BEGIN Supplied material
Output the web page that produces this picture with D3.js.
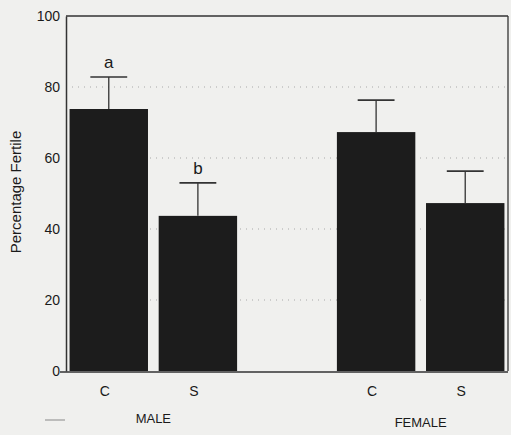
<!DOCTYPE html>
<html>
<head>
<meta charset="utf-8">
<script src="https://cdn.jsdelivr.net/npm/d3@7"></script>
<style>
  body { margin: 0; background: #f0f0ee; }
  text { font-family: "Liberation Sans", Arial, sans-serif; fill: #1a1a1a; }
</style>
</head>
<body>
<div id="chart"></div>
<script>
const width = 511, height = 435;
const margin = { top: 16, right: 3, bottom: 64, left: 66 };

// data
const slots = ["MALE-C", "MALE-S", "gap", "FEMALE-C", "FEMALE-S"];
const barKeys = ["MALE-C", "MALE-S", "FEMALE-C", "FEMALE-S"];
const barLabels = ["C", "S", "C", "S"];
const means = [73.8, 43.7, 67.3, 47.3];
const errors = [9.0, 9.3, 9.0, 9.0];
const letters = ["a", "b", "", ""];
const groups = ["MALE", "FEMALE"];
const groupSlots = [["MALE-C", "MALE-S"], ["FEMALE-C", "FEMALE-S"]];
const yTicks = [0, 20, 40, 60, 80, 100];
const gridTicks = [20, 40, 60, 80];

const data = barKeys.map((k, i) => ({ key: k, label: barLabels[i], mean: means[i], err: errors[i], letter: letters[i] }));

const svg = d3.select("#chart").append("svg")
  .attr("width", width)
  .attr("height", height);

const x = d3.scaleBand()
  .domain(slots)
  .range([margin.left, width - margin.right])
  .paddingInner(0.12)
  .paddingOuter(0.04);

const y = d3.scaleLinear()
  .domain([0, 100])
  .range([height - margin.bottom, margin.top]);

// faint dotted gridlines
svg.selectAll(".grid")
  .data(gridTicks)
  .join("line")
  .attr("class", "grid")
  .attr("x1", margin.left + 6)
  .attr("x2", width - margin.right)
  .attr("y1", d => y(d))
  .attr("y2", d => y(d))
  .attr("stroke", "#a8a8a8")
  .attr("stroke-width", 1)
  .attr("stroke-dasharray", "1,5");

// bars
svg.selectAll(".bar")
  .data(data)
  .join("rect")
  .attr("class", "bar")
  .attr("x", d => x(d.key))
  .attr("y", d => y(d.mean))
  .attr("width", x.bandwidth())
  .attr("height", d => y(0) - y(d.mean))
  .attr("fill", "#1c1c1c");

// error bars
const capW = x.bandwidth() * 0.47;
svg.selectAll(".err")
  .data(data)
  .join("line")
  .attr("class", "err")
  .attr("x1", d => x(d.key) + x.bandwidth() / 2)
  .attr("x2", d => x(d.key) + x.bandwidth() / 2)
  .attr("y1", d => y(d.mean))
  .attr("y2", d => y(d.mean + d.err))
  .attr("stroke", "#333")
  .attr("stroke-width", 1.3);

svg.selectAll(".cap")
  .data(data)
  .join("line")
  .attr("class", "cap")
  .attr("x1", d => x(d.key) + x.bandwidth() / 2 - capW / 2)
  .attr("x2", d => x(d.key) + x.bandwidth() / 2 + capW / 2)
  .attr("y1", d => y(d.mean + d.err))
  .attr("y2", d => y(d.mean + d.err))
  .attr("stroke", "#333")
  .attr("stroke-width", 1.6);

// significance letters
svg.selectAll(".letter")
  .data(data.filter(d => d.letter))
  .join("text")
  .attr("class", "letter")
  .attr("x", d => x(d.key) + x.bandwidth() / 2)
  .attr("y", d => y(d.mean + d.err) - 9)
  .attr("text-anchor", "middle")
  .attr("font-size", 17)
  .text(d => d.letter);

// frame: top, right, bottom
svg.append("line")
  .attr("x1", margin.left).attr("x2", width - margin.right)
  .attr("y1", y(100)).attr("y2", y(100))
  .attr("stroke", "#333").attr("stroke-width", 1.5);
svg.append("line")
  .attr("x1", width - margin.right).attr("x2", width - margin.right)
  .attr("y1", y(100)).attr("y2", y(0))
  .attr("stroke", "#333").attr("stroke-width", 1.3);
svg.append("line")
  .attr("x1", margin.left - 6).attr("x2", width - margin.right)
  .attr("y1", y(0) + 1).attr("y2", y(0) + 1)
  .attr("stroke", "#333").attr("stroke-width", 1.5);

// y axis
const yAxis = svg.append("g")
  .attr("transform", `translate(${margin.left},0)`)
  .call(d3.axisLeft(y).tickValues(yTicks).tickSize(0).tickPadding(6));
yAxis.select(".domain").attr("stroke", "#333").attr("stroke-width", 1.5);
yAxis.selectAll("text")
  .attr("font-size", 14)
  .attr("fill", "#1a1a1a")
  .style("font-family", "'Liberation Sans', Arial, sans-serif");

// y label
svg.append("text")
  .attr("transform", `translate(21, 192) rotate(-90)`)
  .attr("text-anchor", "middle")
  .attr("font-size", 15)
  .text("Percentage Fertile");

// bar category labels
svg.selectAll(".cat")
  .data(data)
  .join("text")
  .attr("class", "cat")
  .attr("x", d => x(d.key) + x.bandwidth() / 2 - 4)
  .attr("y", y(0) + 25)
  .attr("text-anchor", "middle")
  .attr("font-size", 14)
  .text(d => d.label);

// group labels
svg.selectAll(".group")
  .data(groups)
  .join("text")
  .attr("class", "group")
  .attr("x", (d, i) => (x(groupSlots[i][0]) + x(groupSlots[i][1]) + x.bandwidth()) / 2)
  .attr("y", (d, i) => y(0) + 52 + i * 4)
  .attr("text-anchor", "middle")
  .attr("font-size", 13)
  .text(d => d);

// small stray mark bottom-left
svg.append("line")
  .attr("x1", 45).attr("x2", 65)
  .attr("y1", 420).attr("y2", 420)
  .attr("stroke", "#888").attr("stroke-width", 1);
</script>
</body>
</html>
END Supplied material
### [The request]
Pictures excluded, quote all the data above exactly.

### [Exercise output]
Output the web page that produces this picture with D3.js.
<!DOCTYPE html>
<html>
<head>
<meta charset="utf-8">
<script src="https://cdn.jsdelivr.net/npm/d3@7"></script>
<style>
  body { margin: 0; background: #f0f0ee; }
  text { font-family: "Liberation Sans", Arial, sans-serif; fill: #1a1a1a; }
</style>
</head>
<body>
<div id="chart"></div>
<script>
const width = 511, height = 435;
const margin = { top: 16, right: 3, bottom: 64, left: 66 };

// data
const slots = ["MALE-C", "MALE-S", "gap", "FEMALE-C", "FEMALE-S"];
const barKeys = ["MALE-C", "MALE-S", "FEMALE-C", "FEMALE-S"];
const barLabels = ["C", "S", "C", "S"];
const means = [73.8, 43.7, 67.3, 47.3];
const errors = [9.0, 9.3, 9.0, 9.0];
const letters = ["a", "b", "", ""];
const groups = ["MALE", "FEMALE"];
const groupSlots = [["MALE-C", "MALE-S"], ["FEMALE-C", "FEMALE-S"]];
const yTicks = [0, 20, 40, 60, 80, 100];
const gridTicks = [20, 40, 60, 80];

const data = barKeys.map((k, i) => ({ key: k, label: barLabels[i], mean: means[i], err: errors[i], letter: letters[i] }));

const svg = d3.select("#chart").append("svg")
  .attr("width", width)
  .attr("height", height);

const x = d3.scaleBand()
  .domain(slots)
  .range([margin.left, width - margin.right])
  .paddingInner(0.12)
  .paddingOuter(0.04);

const y = d3.scaleLinear()
  .domain([0, 100])
  .range([height - margin.bottom, margin.top]);

// faint dotted gridlines
svg.selectAll(".grid")
  .data(gridTicks)
  .join("line")
  .attr("class", "grid")
  .attr("x1", margin.left + 6)
  .attr("x2", width - margin.right)
  .attr("y1", d => y(d))
  .attr("y2", d => y(d))
  .attr("stroke", "#a8a8a8")
  .attr("stroke-width", 1)
  .attr("stroke-dasharray", "1,5");

// bars
svg.selectAll(".bar")
  .data(data)
  .join("rect")
  .attr("class", "bar")
  .attr("x", d => x(d.key))
  .attr("y", d => y(d.mean))
  .attr("width", x.bandwidth())
  .attr("height", d => y(0) - y(d.mean))
  .attr("fill", "#1c1c1c");

// error bars
const capW = x.bandwidth() * 0.47;
svg.selectAll(".err")
  .data(data)
  .join("line")
  .attr("class", "err")
  .attr("x1", d => x(d.key) + x.bandwidth() / 2)
  .attr("x2", d => x(d.key) + x.bandwidth() / 2)
  .attr("y1", d => y(d.mean))
  .attr("y2", d => y(d.mean + d.err))
  .attr("stroke", "#333")
  .attr("stroke-width", 1.3);

svg.selectAll(".cap")
  .data(data)
  .join("line")
  .attr("class", "cap")
  .attr("x1", d => x(d.key) + x.bandwidth() / 2 - capW / 2)
  .attr("x2", d => x(d.key) + x.bandwidth() / 2 + capW / 2)
  .attr("y1", d => y(d.mean + d.err))
  .attr("y2", d => y(d.mean + d.err))
  .attr("stroke", "#333")
  .attr("stroke-width", 1.6);

// significance letters
svg.selectAll(".letter")
  .data(data.filter(d => d.letter))
  .join("text")
  .attr("class", "letter")
  .attr("x", d => x(d.key) + x.bandwidth() / 2)
  .attr("y", d => y(d.mean + d.err) - 9)
  .attr("text-anchor", "middle")
  .attr("font-size", 17)
  .text(d => d.letter);

// frame: top, right, bottom
svg.append("line")
  .attr("x1", margin.left).attr("x2", width - margin.right)
  .attr("y1", y(100)).attr("y2", y(100))
  .attr("stroke", "#333").attr("stroke-width", 1.5);
svg.append("line")
  .attr("x1", width - margin.right).attr("x2", width - margin.right)
  .attr("y1", y(100)).attr("y2", y(0))
  .attr("stroke", "#333").attr("stroke-width", 1.3);
svg.append("line")
  .attr("x1", margin.left - 6).attr("x2", width - margin.right)
  .attr("y1", y(0) + 1).attr("y2", y(0) + 1)
  .attr("stroke", "#333").attr("stroke-width", 1.5);

// y axis
const yAxis = svg.append("g")
  .attr("transform", `translate(${margin.left},0)`)
  .call(d3.axisLeft(y).tickValues(yTicks).tickSize(0).tickPadding(6));
yAxis.select(".domain").attr("stroke", "#333").attr("stroke-width", 1.5);
yAxis.selectAll("text")
  .attr("font-size", 14)
  .attr("fill", "#1a1a1a")
  .style("font-family", "'Liberation Sans', Arial, sans-serif");

// y label
svg.append("text")
  .attr("transform", `translate(21, 192) rotate(-90)`)
  .attr("text-anchor", "middle")
  .attr("font-size", 15)
  .text("Percentage Fertile");

// bar category labels
svg.selectAll(".cat")
  .data(data)
  .join("text")
  .attr("class", "cat")
  .attr("x", d => x(d.key) + x.bandwidth() / 2 - 4)
  .attr("y", y(0) + 25)
  .attr("text-anchor", "middle")
  .attr("font-size", 14)
  .text(d => d.label);

// group labels
svg.selectAll(".group")
  .data(groups)
  .join("text")
  .attr("class", "group")
  .attr("x", (d, i) => (x(groupSlots[i][0]) + x(groupSlots[i][1]) + x.bandwidth()) / 2)
  .attr("y", (d, i) => y(0) + 52 + i * 4)
  .attr("text-anchor", "middle")
  .attr("font-size", 13)
  .text(d => d);

// small stray mark bottom-left
svg.append("line")
  .attr("x1", 45).attr("x2", 65)
  .attr("y1", 420).attr("y2", 420)
  .attr("stroke", "#888").attr("stroke-width", 1);
</script>
</body>
</html>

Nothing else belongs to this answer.